GOAL OF THE EXERCISE: Once the pictures are set aside, transcribe the remaining data exactly.

GIVEN DATA:
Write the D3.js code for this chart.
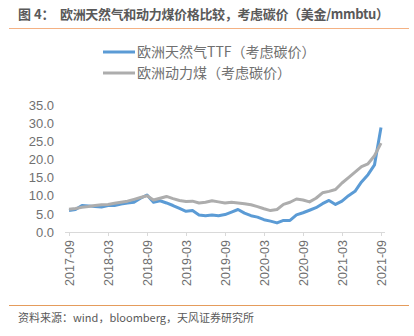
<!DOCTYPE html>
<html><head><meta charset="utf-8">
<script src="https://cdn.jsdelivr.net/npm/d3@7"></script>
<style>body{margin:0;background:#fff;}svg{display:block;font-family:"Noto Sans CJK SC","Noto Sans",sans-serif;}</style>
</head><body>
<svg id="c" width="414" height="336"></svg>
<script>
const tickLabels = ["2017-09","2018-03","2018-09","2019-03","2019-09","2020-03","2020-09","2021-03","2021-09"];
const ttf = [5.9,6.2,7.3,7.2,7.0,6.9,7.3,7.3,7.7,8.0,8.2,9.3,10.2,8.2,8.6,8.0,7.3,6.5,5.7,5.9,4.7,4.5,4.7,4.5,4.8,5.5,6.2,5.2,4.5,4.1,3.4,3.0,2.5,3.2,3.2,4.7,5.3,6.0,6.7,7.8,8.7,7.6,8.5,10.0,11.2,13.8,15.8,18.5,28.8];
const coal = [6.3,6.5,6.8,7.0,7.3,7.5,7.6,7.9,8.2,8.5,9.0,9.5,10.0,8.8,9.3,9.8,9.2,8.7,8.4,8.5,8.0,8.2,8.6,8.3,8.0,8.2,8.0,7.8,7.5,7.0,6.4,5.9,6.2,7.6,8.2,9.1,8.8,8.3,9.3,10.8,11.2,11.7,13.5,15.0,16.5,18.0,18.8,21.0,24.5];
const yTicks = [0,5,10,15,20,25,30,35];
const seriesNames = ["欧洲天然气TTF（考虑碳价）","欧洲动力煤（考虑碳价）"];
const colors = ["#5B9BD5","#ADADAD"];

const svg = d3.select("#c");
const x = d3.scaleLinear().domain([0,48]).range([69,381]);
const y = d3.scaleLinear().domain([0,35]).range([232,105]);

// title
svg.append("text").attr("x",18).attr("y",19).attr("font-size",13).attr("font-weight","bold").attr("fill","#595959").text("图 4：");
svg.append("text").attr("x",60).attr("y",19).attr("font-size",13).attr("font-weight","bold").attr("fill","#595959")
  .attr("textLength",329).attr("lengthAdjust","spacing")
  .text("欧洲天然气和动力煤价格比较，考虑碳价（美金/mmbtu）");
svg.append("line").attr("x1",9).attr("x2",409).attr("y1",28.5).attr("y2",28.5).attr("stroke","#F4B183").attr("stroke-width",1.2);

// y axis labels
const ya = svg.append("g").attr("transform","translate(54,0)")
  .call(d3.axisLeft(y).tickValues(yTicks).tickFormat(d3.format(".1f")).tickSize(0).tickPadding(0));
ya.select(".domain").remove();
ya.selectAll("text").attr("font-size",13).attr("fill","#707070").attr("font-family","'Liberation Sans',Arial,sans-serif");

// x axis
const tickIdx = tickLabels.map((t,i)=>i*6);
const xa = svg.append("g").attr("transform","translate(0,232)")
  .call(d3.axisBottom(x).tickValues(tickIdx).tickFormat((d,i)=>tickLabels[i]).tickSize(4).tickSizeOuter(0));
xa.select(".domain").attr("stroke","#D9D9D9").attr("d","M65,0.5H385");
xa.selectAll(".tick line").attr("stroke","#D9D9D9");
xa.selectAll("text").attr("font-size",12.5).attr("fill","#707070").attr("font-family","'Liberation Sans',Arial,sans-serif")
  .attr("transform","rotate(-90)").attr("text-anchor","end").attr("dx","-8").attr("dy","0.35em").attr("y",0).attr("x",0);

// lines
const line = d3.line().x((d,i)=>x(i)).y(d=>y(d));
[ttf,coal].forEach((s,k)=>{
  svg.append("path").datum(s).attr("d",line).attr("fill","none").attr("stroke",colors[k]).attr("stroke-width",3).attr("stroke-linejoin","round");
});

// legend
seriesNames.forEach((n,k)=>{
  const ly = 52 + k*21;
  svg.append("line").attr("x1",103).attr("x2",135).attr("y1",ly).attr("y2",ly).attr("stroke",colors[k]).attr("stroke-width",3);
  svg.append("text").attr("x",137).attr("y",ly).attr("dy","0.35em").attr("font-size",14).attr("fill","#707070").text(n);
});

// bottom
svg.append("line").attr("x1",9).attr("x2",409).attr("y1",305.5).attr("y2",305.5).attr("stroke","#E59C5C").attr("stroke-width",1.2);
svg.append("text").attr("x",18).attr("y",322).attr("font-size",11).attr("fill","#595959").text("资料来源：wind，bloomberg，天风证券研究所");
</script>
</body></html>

SOLUTION:
Write the D3.js code for this chart.
<!DOCTYPE html>
<html><head><meta charset="utf-8">
<script src="https://cdn.jsdelivr.net/npm/d3@7"></script>
<style>body{margin:0;background:#fff;}svg{display:block;font-family:"Noto Sans CJK SC","Noto Sans",sans-serif;}</style>
</head><body>
<svg id="c" width="414" height="336"></svg>
<script>
const tickLabels = ["2017-09","2018-03","2018-09","2019-03","2019-09","2020-03","2020-09","2021-03","2021-09"];
const ttf = [5.9,6.2,7.3,7.2,7.0,6.9,7.3,7.3,7.7,8.0,8.2,9.3,10.2,8.2,8.6,8.0,7.3,6.5,5.7,5.9,4.7,4.5,4.7,4.5,4.8,5.5,6.2,5.2,4.5,4.1,3.4,3.0,2.5,3.2,3.2,4.7,5.3,6.0,6.7,7.8,8.7,7.6,8.5,10.0,11.2,13.8,15.8,18.5,28.8];
const coal = [6.3,6.5,6.8,7.0,7.3,7.5,7.6,7.9,8.2,8.5,9.0,9.5,10.0,8.8,9.3,9.8,9.2,8.7,8.4,8.5,8.0,8.2,8.6,8.3,8.0,8.2,8.0,7.8,7.5,7.0,6.4,5.9,6.2,7.6,8.2,9.1,8.8,8.3,9.3,10.8,11.2,11.7,13.5,15.0,16.5,18.0,18.8,21.0,24.5];
const yTicks = [0,5,10,15,20,25,30,35];
const seriesNames = ["欧洲天然气TTF（考虑碳价）","欧洲动力煤（考虑碳价）"];
const colors = ["#5B9BD5","#ADADAD"];

const svg = d3.select("#c");
const x = d3.scaleLinear().domain([0,48]).range([69,381]);
const y = d3.scaleLinear().domain([0,35]).range([232,105]);

// title
svg.append("text").attr("x",18).attr("y",19).attr("font-size",13).attr("font-weight","bold").attr("fill","#595959").text("图 4：");
svg.append("text").attr("x",60).attr("y",19).attr("font-size",13).attr("font-weight","bold").attr("fill","#595959")
  .attr("textLength",329).attr("lengthAdjust","spacing")
  .text("欧洲天然气和动力煤价格比较，考虑碳价（美金/mmbtu）");
svg.append("line").attr("x1",9).attr("x2",409).attr("y1",28.5).attr("y2",28.5).attr("stroke","#F4B183").attr("stroke-width",1.2);

// y axis labels
const ya = svg.append("g").attr("transform","translate(54,0)")
  .call(d3.axisLeft(y).tickValues(yTicks).tickFormat(d3.format(".1f")).tickSize(0).tickPadding(0));
ya.select(".domain").remove();
ya.selectAll("text").attr("font-size",13).attr("fill","#707070").attr("font-family","'Liberation Sans',Arial,sans-serif");

// x axis
const tickIdx = tickLabels.map((t,i)=>i*6);
const xa = svg.append("g").attr("transform","translate(0,232)")
  .call(d3.axisBottom(x).tickValues(tickIdx).tickFormat((d,i)=>tickLabels[i]).tickSize(4).tickSizeOuter(0));
xa.select(".domain").attr("stroke","#D9D9D9").attr("d","M65,0.5H385");
xa.selectAll(".tick line").attr("stroke","#D9D9D9");
xa.selectAll("text").attr("font-size",12.5).attr("fill","#707070").attr("font-family","'Liberation Sans',Arial,sans-serif")
  .attr("transform","rotate(-90)").attr("text-anchor","end").attr("dx","-8").attr("dy","0.35em").attr("y",0).attr("x",0);

// lines
const line = d3.line().x((d,i)=>x(i)).y(d=>y(d));
[ttf,coal].forEach((s,k)=>{
  svg.append("path").datum(s).attr("d",line).attr("fill","none").attr("stroke",colors[k]).attr("stroke-width",3).attr("stroke-linejoin","round");
});

// legend
seriesNames.forEach((n,k)=>{
  const ly = 52 + k*21;
  svg.append("line").attr("x1",103).attr("x2",135).attr("y1",ly).attr("y2",ly).attr("stroke",colors[k]).attr("stroke-width",3);
  svg.append("text").attr("x",137).attr("y",ly).attr("dy","0.35em").attr("font-size",14).attr("fill","#707070").text(n);
});

// bottom
svg.append("line").attr("x1",9).attr("x2",409).attr("y1",305.5).attr("y2",305.5).attr("stroke","#E59C5C").attr("stroke-width",1.2);
svg.append("text").attr("x",18).attr("y",322).attr("font-size",11).attr("fill","#595959").text("资料来源：wind，bloomberg，天风证券研究所");
</script>
</body></html>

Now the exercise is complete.